Things to Keep in Mind

1. Start small, think big.

Begin your discovery and analysis journey with a process that is better known. Starting a process initiative with something familiar will help to maneuver the platform and allow for quick small wins that lead to big savings victories. Choose a process where the beginning and the end are clearly defined. Each manager of such a process will benefit from insights that help to reduce costs or increase the effectiveness.

2. Focus on the business a goal.

Define the business value in terms of effectiveness (customer experience and revenue), efficiency (costs) and risk (reliability) and set goals that you want to achieve.

3. Determine who will be responsible for the project and its accomplishments.

Process improvement and especially process re-engineering projects require thorough planning and work. Therefore, the process improvement can’t be given to someone who will not have the time for it. A pitfall to many companies is investing in software to obtain process insights is that they never fully implement changes to improve. Avoid this challenge by determining who will be responsible for the technology and if they have the time and knowledge to do it properly.
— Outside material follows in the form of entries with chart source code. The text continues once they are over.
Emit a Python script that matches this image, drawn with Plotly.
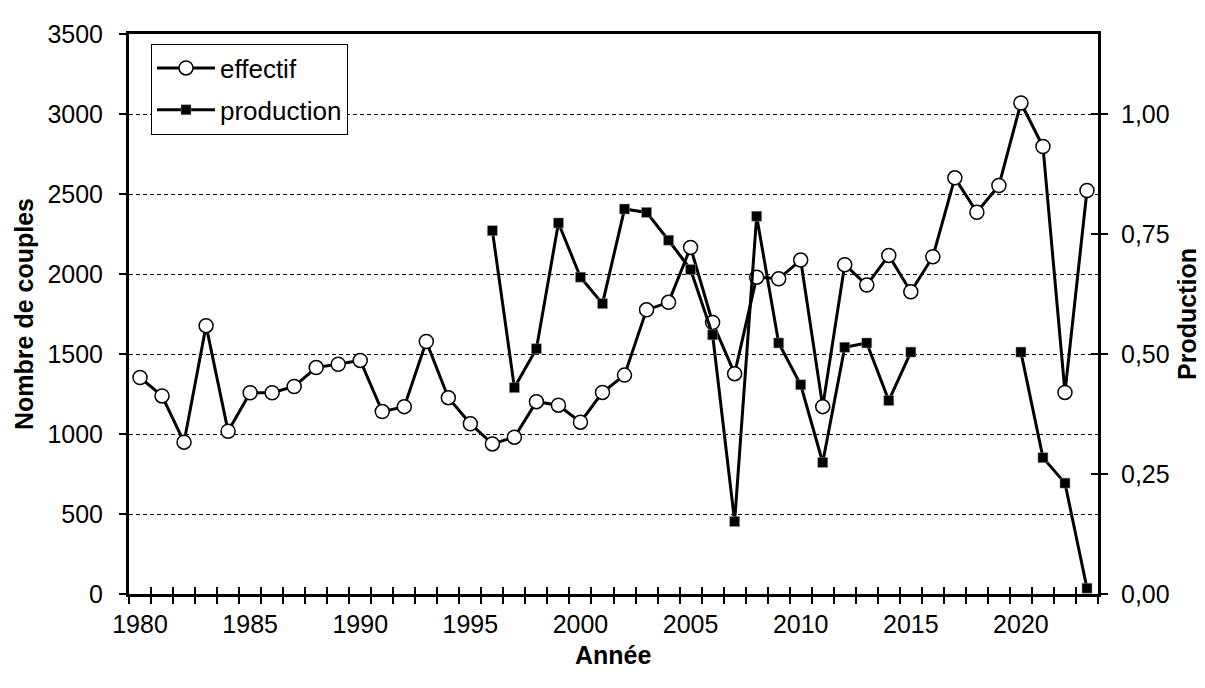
import plotly.graph_objects as go

years = list(range(1980, 2024))
effectif = [1353, 1238, 949, 1677, 1017, 1258, 1258, 1297, 1415, 1436,
            1460, 1140, 1171, 1578, 1227, 1064, 938, 980, 1202, 1180,
            1074, 1260, 1368, 1776, 1823, 2166, 1697, 1377, 1980, 1970,
            2087, 1171, 2058, 1931, 2116, 1889, 2108, 2601, 2386, 2553,
            3069, 2797, 1260, 2522]
production = [None] * 16 + [0.757, 0.430, 0.511, 0.773, 0.660, 0.605, 0.802, 0.795,
                            0.737, 0.676, 0.540, 0.151, 0.787, 0.523, 0.436, 0.274,
                            0.514, 0.523, 0.403, 0.504, None, None, None, None,
                            0.504, 0.284, 0.231, 0.012]
x_labels = [1980, 1985, 1990, 1995, 2000, 2005, 2010, 2015, 2020]
left_ticks = [0, 500, 1000, 1500, 2000, 2500, 3000, 3500]
right_ticks = [0, 0.25, 0.5, 0.75, 1.0]

FONT = "Liberation Sans, Arial, sans-serif"
xr = [1979.5, 2023.5]
yr = [0, 3500]
yr2 = [0, 3500 / 3000]

fig = go.Figure()
fig.add_trace(go.Scatter(
    x=years, y=effectif, name="effectif", mode="lines+markers", legendgroup="a",
    line=dict(color="black", width=3),
    marker=dict(symbol="circle", size=14, color="white", line=dict(color="black", width=1.5)),
    xaxis="x", yaxis="y"))
fig.add_trace(go.Scatter(
    x=years, y=production, name="production", mode="lines+markers", legendgroup="b",
    line=dict(color="black", width=3), connectgaps=False,
    marker=dict(symbol="square", size=10, color="black", line=dict(color="#999", width=0.5)),
    xaxis="x", yaxis="y2"))
# empty helper traces so overlay axes are drawn
for xa, ya in [("x2", "y"), ("x3", "y"), ("x", "y3")]:
    fig.add_trace(go.Scatter(x=[], y=[], xaxis=xa, yaxis=ya, showlegend=False, hoverinfo="skip"))

fig.update_layout(
    width=1197, height=680,
    margin=dict(l=121, r=107, t=20, b=94),
    paper_bgcolor="white", plot_bgcolor="white",
    font=dict(family=FONT, size=25, color="black"),
    separators=", ",
    showlegend=True,
    legend=dict(x=0.0227, y=0.983, xanchor="left", yanchor="top",
                bgcolor="white", bordercolor="black", borderwidth=1,
                font=dict(size=26, family=FONT), tracegroupgap=5,
                traceorder="grouped", itemwidth=58),
    xaxis=dict(range=xr, tickmode="linear", tick0=1979.5, dtick=1,
               ticks="outside", ticklen=7, tickwidth=1.5, tickcolor="black",
               showticklabels=False, showgrid=False, zeroline=False,
               showline=True, linewidth=3, linecolor="black", mirror=True),
    xaxis2=dict(range=xr, overlaying="x", anchor="y", tickmode="linear", tick0=1979.5, dtick=1,
                ticks="inside", ticklen=7, tickwidth=1.5, tickcolor="black",
                showticklabels=False, showgrid=False, zeroline=False, showline=False),
    xaxis3=dict(range=xr, overlaying="x", anchor="y", tickmode="array", tickvals=x_labels,
                ticks="", showticklabels=True, showgrid=False, zeroline=False, showline=False,
                ticklabelstandoff=13, tickfont=dict(size=25)),
    yaxis=dict(range=yr, tickmode="array", tickvals=left_ticks,
               ticks="outside", ticklen=7, tickwidth=1.5, tickcolor="black",
               showgrid=True, gridcolor="black", gridwidth=1, griddash="4px,3px",
               zeroline=False, showline=True, linewidth=3, linecolor="black",
               ticklabelstandoff=11, tickfont=dict(size=25)),
    yaxis2=dict(range=yr2, overlaying="y", side="right", anchor="x", tickmode="array",
                tickvals=right_ticks, tickformat=".2f",
                ticks="outside", ticklen=7, tickwidth=1.5, tickcolor="black",
                showgrid=False, zeroline=False, showline=True, linewidth=3, linecolor="black",
                ticklabelstandoff=8, tickfont=dict(size=25)),
    yaxis3=dict(range=yr2, overlaying="y", side="right", anchor="x", tickmode="array",
                tickvals=right_ticks, ticks="inside", ticklen=7, tickwidth=1.5, tickcolor="black",
                showticklabels=False, showgrid=False, zeroline=False, showline=False),
    annotations=[
        dict(text="<b>Nombre de couples</b>", xref="paper", yref="paper", x=0, y=0.5,
             xanchor="center", yanchor="middle", xshift=-105, textangle=-90, showarrow=False,
             font=dict(size=25, family=FONT)),
        dict(text="<b>Production</b>", xref="paper", yref="paper", x=1, y=0.5,
             xanchor="center", yanchor="middle", xshift=89, textangle=-90, showarrow=False,
             font=dict(size=25, family=FONT)),
        dict(text="<b>Année</b>", xref="paper", yref="paper", x=0.5, y=0,
             xanchor="center", yanchor="middle", yshift=-61, showarrow=False,
             font=dict(size=25, family=FONT)),
    ],
)

fig.write_html("out.html")
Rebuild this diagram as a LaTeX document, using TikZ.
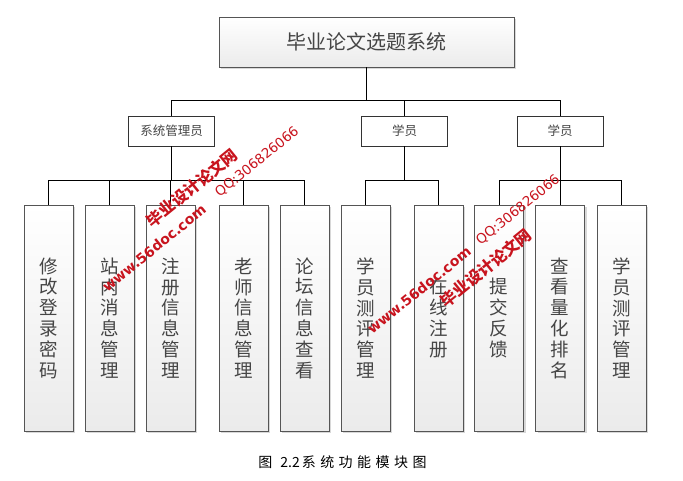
\documentclass[tikz,border=0pt]{standalone}
\usepackage{fontspec}
\newfontfamily\cjk{Noto Sans CJK SC}
\newfontfamily\cjkls[LetterSpace=32]{Noto Sans CJK SC}
\newfontfamily\wmsans{DejaVu Sans}
\usetikzlibrary{shadows}
\definecolor{boxline}{HTML}{555555}
\definecolor{txt}{HTML}{454545}
\definecolor{wmred}{HTML}{C8141E}
\definecolor{shade}{HTML}{EBEBEB}
\begin{document}
\begin{tikzpicture}[x=1pt,y=-1pt,
 gbox/.style={draw=boxline, line width=0.8pt, top color=white, bottom color=shade,
   drop shadow={shadow xshift=2pt, shadow yshift=-2pt, fill=black!30, opacity=0.5},
   inner sep=0pt, text=txt},
 leaf/.style={gbox, minimum width=49pt, minimum height=226pt, align=center,
   font=\cjk\fontsize{18.5}{20.8}\selectfont},
 role/.style={draw=black!80, line width=0.8pt, fill=white, minimum width=86pt,
   minimum height=30pt, inner sep=0pt, text=txt, font=\cjk\fontsize{12.5}{14}\selectfont},
 conn/.style={line width=0.8pt, black},
 wm/.style={text=wmred, rotate=39, inner sep=0pt}
]
\useasboundingbox (0,0) rectangle (683,481);

\node[gbox, minimum width=295pt, minimum height=50pt, font=\cjk\fontsize{20}{24}\selectfont] (title) at (366.5,42) {毕业论文选题系统};

\node[role] (admin) at (171.5,131) {系统管理员};
\node[role] (stuA) at (404.5,131) {学员};
\node[role] (stuB) at (560,131) {学员};

\node[leaf] (l1) at (48.5,318) {修\\改\\登\\录\\密\\码};
\node[leaf] (l2) at (109.5,318) {站\\内\\消\\息\\管\\理};
\node[leaf] (l3) at (170.5,318) {注\\册\\信\\息\\管\\理};
\node[leaf] (l4) at (243.5,318) {老\\师\\信\\息\\管\\理};
\node[leaf] (l5) at (304.5,318) {论\\坛\\信\\息\\查\\看};
\node[leaf] (l6) at (365.5,318) {学\\员\\测\\评\\管\\理};
\node[leaf] (l7) at (438.5,318) {在\\线\\注\\册};
\node[leaf] (l8) at (499,318) {提\\交\\反\\馈};
\node[leaf] (l9) at (560,318) {查\\看\\量\\化\\排\\名};
\node[leaf] (l10) at (621.5,318) {学\\员\\测\\评\\管\\理};

\coordinate (j0) at (366.5,100);
\coordinate (jA) at (171.5,180);
\coordinate (jB) at (404.5,180);
\coordinate (jC) at (560,180);

\draw[conn] (title.south) -- (j0);
\draw[conn] (admin.north) |- (j0);
\draw[conn] (stuB.north) |- (j0);
\draw[conn] (stuA.north) -- (stuA.north |- j0);

\draw[conn] (admin.south) -- (jA);
\foreach \n in {l1,l2,l3,l4,l5} \draw[conn] (\n.north) |- (jA);
\draw[conn] (stuA.south) -- (jB);
\foreach \n in {l6,l7} \draw[conn] (\n.north) |- (jB);
\draw[conn] (stuB.south) -- (jC);
\foreach \n in {l8,l9,l10} \draw[conn] (\n.north) |- (jC);

\node[font=\fontsize{14}{16}\selectfont, inner sep=0pt] (cap) at (342.5,462) {{\cjkls 图}\hspace{8pt}{\cjk 2.2}\hspace{2pt}{\cjkls 系统功能模块图}};

\node[wm, font=\cjk\bfseries\fontsize{16}{16}\selectfont] (wm1) at (192,188) {毕业设计论文网};
\node[wm, font=\wmsans\bfseries\fontsize{14}{14}\selectfont] (wm2) at (154,248) {www.56doc.com};
\node[wm, font=\wmsans\fontsize{13.5}{14}\selectfont] (wm3) at (257,162) {QQ:306826066};
\node[wm, font=\cjk\bfseries\fontsize{16}{16}\selectfont] (wm4) at (486,268) {毕业设计论文网};
\node[wm, font=\wmsans\bfseries\fontsize{14}{14}\selectfont] (wm5) at (419,290) {www.56doc.com};
\node[wm, font=\wmsans\fontsize{13.5}{14}\selectfont] (wm6) at (518,210) {QQ:306826066};
\end{tikzpicture}
\end{document}
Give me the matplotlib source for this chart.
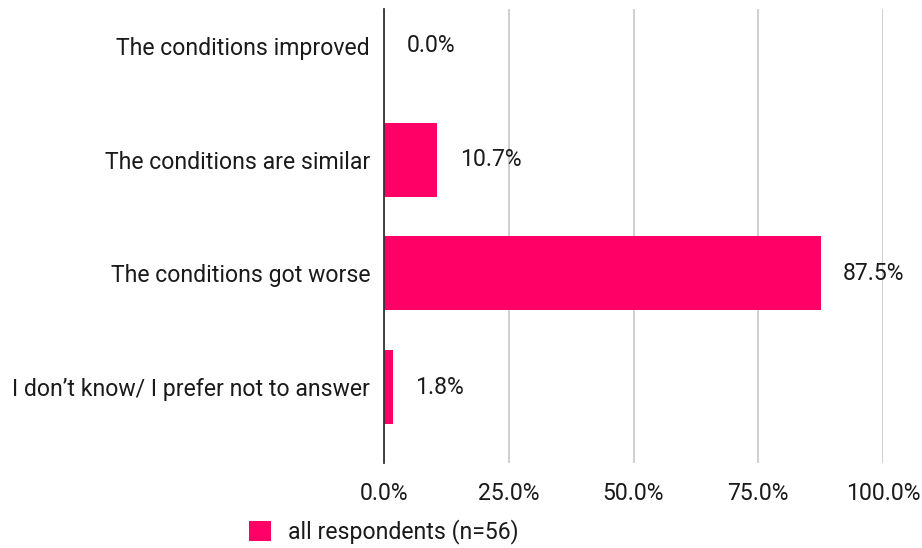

4. Make your process improvement efforts actionable for workers.

Engage everyone involved. Process improvement and change does not happen in silos. Put a change management team together that has the competency to handle resistance. Try to involve the workforce in the process change as this will increase their willingness to follow the process in the future.

5. Facts don’t lie.

Process Analytics allows you to analyze processes based on facts instead of subjective opinions. Speak openly and transparently about the data that you use and about the facts that come out of this analysis.

6. Do not remain stagnant.

Optimize your processes iteratively. Identify ways you can improve with your customer in mind. Now that you have actionable insights, you don’t have to make wholesale process changes to see and be able to understand change results and impact. With this new type of analytics you can tweak and test. You can gradually improve your processes and use your process insights to continue identifying new opportunities for improvement.

7. Automate areas of your process to increase efficiency.

Expose redundant, broken or poorly executed processes, and quickly identify those with the greatest automation potential. Understand how automated processes interact with other process tasks and IT systems.